En 1255, Guillaume du Mottay entraine les habitants d’Alet dans une révolte contre ceux de Saint-Malo. La ville d’Alet est détruite à la suite de l’intervention des troupes royales de Louis IX (saint Louis) venant au secours des malouins. La dernière cathédrale construite au 10e siècle est détruite lors de ces combats.


Bibliographie

LANGOUËT, Loïc, ALET, l’Antique cité. Berceau de Saint-Malo, Centre Régional Archéologique d’Alet, 1976.

TANGUY, Bernard, « De l’origine des évêchés bretons », in Les débuts de l’organisation religieuse de la Bretagne Armoricaine. De l’origine des évêchés bretons., Landévennec, Centre International de Recherche et de Documentation sur le Monachisme Celtique (C.I.R.Do.Mo.C.), 1994, (« Britannia Monastica »), p. 5-33.

BERNIER, Gildas, Les chrétientés bretonnes continentales des origines jusqu’au IXème siècle, Université de Rennes - Ce.R.A.A. - Centre Régional Archéologique d’Alet, 1982.

MORICE, Dom Pierre-Hyacinthe, Mémoires pour servir de preuves à l’histoire ecclésiastique et civile de Bretagne, Vol. 1, Paris, Charles Osmont, 1742, Voir en ligne.

MERDRIGNAC, Bernard, « La Bretagne et les Carolingiens », in Les premiers Bretons d’Armorique, PUR Presse Universitaire de Rennes, 2003, (« Archéologie et Culture »), p. 121-154.

CHÉDEVILLE, André et GUILLOTEL, Hubert, La Bretagne des saints et des rois Ve-Xe siècle, Rennes, Editions Ouest-France, 1984.


↑ 1 • (-450 à 25 ap. J.C.)

↑ 2 • L’Armorique est constituée de subdivisions géographiques : les « pays », pagi en latin, pou en breton.

↑ 3 • La cathédrale est l’église principale du diocèse, où se trouve la cathèdre, c’est-à-dire le siège de l’évêque en charge du diocèse.

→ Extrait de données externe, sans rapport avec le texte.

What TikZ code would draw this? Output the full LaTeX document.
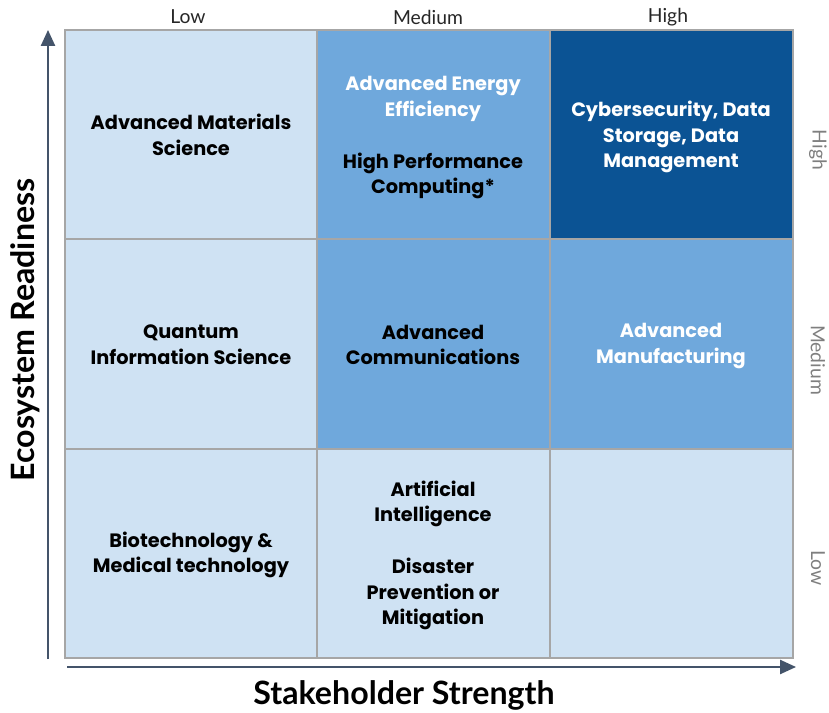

↑ 4 • La Vita de saint Malo a fait l’objet de cinq rédactions. Les plus anciennes sont celles de Bili et d’un auteur anonyme.

↑ 5 • Il s’agit de Cézembre.

↑ 6 • Le Porhoët est l’ancien pagus de Pou tro coët, « le pays au-delà des bois »

↑ 7 • Il s’agit de Judicaël, roi de Domnonée mort en odeur de sainteté, fondateur avec saint Méen au 7e siècle du monastère de Gaël.

↑ 8 • DCCXCIX. Carolus Magnus concessit Deo & S. Judichaëlo Ecclefiam de Guadel cum tota plebe per manum Helocari Episcopi Aletensis.

↑ 9 • Bernéant est un lieudit situé entre Campénéac et Beignon. Aujourd’hui, les vestiges du village font partie du camp militaire de Coëtquidan.